The latter would have barred the children of “sojourners” — nonimmigrants present here legally but temporarily — from citizenship, as well as the offspring of those here unlawfully.
Under the common-law rule, however, only “children of foreign sovereigns or their ministers, or born on foreign public ships, or of enemies within and during a hostile occupation of part of our territory”, plus those “born in the ‘alien nations’ of Indian tribes”, were exempted, and inasmuch as children “born in the ‘alien nations’ of Indian tribes” were granted citizenship by statute in the Indian Citizenship Act of 1924, only the other three narrow exceptions remain.
By the way, when I alluded to the fact this opinion could be considered either 6-3 or 5-4, it’s because Justice Kavanaugh concluded the EO contravened section 301 of the INA and would “unless and until” Congress passed a law narrowing birthright citizenship.
Consequently, he would have preferred passing on the constitutional questions (which he viewed as less settled than the majority concluded), potentially leaving a crack for legislative action on birthright citizenship.
Expect a Backlash
Given that the majority affirmed that expansive common law rule adopted in Wong in Barbara, enforcement advocates — both within the administration and without — are unlikely to be pleased with the outcome.
Not only can U.S.-citizen children petition for green cards for their parents once they become adults (the driving force behind so-called “birth tourism”), but such children are also considered “equities” when the immigration courts weigh whether to grant relief in the exercise of discretion.
Given that most immigration applications — including for asylum, adjustment of status, and both forms of cancellation of removal under section 240A of the INA — are discretionary, aliens unlawfully present or seeking a more permanent residence will now have an incentive to have as many children as possible, and the taxpayer will foot the bill for many of those births.
Consequently, expect a backlash to this opinion from immigration hawks, demanding that Trump’s DHS expand deportations of all of those here illegally to “beat the baby clock”, and clamoring for tighter standards on nonimmigrant visas to ensure that as few foreign nationals are able to make it here exclusively to give birth to U.S. citizens.
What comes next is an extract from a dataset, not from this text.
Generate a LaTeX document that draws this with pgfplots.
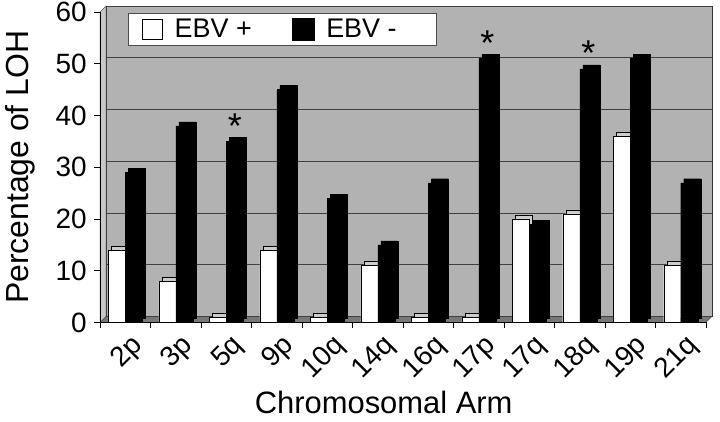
\documentclass[border=0pt]{standalone}
\usepackage{fontspec}
\setmainfont{Liberation Sans}
\usepackage{pgfplots}
\pgfplotsset{compat=1.18}

\definecolor{wall}{RGB}{178,178,178}
\definecolor{sidewall}{RGB}{200,200,200}
\definecolor{floorc}{RGB}{120,120,120}
\newcommand\fs[1]{\fontsize{#1}{#1}\selectfont}

\begin{document}
\begin{tikzpicture}
\begin{axis}[
    set layers,
    scale only axis, width=605bp, height=310bp,
    clip=false,
    xmin=-0.5, xmax=11.5, ymin=0, ymax=60,
    ybar, bar width=17bp,
    axis x line*=bottom, axis y line*=left,
    axis line style={black, line width=0.7pt, -},
    tick align=outside, major tick length=6bp,
    tick style={black, line width=0.7pt},
    xtick={-0.5,0.5,...,11.5},
    x tick label as interval,
    xticklabels={2p,3p,5q,9p,10q,14q,16q,17p,17q,18q,19p,21q},
    ytick={0,10,...,60},
    ymajorgrids,
    major grid style={black!75, line width=0.6pt, shift={(6bp,6bp)}},
    tick label style={font=\fs{28}},
    /pgf/number format/assume math mode=true,
    yticklabel style={xshift=-4bp},
    xticklabel style={xshift=13bp, yshift=-13bp, anchor=east, rotate=45, inner sep=0pt},
    xlabel={Chromosomal Arm},
    xlabel style={font=\fs{31}, inner sep=0pt, anchor=north,
        at={(axis description cs:0.468,0)}, yshift=-68bp},
    ylabel={Percentage of LOH},
    ylabel style={font=\fs{32}, inner sep=0pt, anchor=north, rotate=0,
        at={(axis description cs:-0.157,0.5)}},
    legend columns=2,
    legend style={at={(0.046,0.997)}, anchor=north west, draw=black!70,
        fill=white, font=\fs{27}, inner xsep=14bp, inner ysep=4bp,
        /tikz/every odd column/.append style={column sep=10bp},
        /tikz/every even column/.append style={column sep=38bp}},
]
\begin{pgfonlayer}{axis background}
\fill[wall, draw=black!80] ([shift={(6bp,6bp)}]rel axis cs:0,0) rectangle ([shift={(6bp,6bp)}]rel axis cs:1,1);
\fill[sidewall, draw=black!80] (rel axis cs:0,0) -- (rel axis cs:0,1) -- ([shift={(6bp,6bp)}]rel axis cs:0,1) -- ([shift={(6bp,6bp)}]rel axis cs:0,0) -- cycle;
\fill[floorc, draw=black!80] (rel axis cs:0,0) -- (rel axis cs:1,0) -- ([shift={(6bp,6bp)}]rel axis cs:1,0) -- ([shift={(6bp,6bp)}]rel axis cs:0,0) -- cycle;
\end{pgfonlayer}

% depth faces of the bars
\addplot[fill=black!20, draw=black, bar shift=-8.5bp, shift={(3bp,4bp)}, forget plot]
  coordinates {(0,14) (1,8) (2,1) (3,14) (4,1) (5,11) (6,1) (7,1) (8,20) (9,21) (10,36) (11,11)};
\addplot[fill=black, draw=black, bar shift=8.5bp, shift={(3bp,4bp)}, forget plot]
  coordinates {(0,29) (1,38) (2,35) (3,45) (4,24) (5,15) (6,27) (7,51) (8,19) (9,49) (10,51) (11,27)};

% EBV +
\addplot[fill=white, draw=black, bar shift=-8.5bp,
  legend image code/.code={\draw[fill=white, draw=black] (0bp,-10bp) rectangle (20bp,10bp);}]
  coordinates {(0,14) (1,8) (2,1) (3,14) (4,1) (5,11) (6,1) (7,1) (8,20) (9,21) (10,36) (11,11)};
\addlegendentry{EBV +}
% EBV -
\addplot[fill=black, draw=black, bar shift=8.5bp,
  legend image code/.code={\draw[fill=black, draw=black] (0bp,-11bp) rectangle (22bp,11bp);}]
  coordinates {(0,29) (1,38) (2,35) (3,45) (4,24) (5,15) (6,27) (7,51) (8,19) (9,49) (10,51) (11,27)};
\addlegendentry{EBV -\rule{24bp}{0pt}}

% significance marks
\addplot[draw=none, fill=none, bar shift=8.5bp, forget plot,
  nodes near coords={*},
  nodes near coords style={font=\fs{36}, anchor=base, inner sep=0pt, yshift=3bp}]
  coordinates {(2,35) (7,51) (9,49)};
\end{axis}
\pgfresetboundingbox
\path ([shift={(-100bp,-99bp)}]current axis.south west) rectangle ([shift={(14bp,12bp)}]current axis.north east);
\end{tikzpicture}
\end{document}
Regardless, It Was Going to Get Political
The chief justice wants to get the federal courts out of politics, and deciding a contentious question like birthright citizenship based on ancient English common-law principles and a late 19th precedent was likely the safest way to achieve that goal (not that I am casting aspersions on the Court’s reasoning).
Regardless of how the Supreme Court ultimately ruled in Barbara, however, the consequences of the decision were going to be political, even if the way the justices decided it wasn’t.
The president’s critics will argue he lost big time, and it’d be difficult for even the most pollyannish Trump supporter to disagree.
That said, Trump won a second term on voters’ concerns over the fiscal and societal implications of the illegal population that mushroomed under Biden and the border Biden’s DHS allowed to devolve into chaos.
With the border now historically secure, Trump’s immigration agenda largely hinges on deportations — an issue that just gained new salience with the Court’s last opinion of its term finding that all children born here, regardless of their parents’ status, are — with only narrow exceptions — U.S. citizens. Cue the backlash.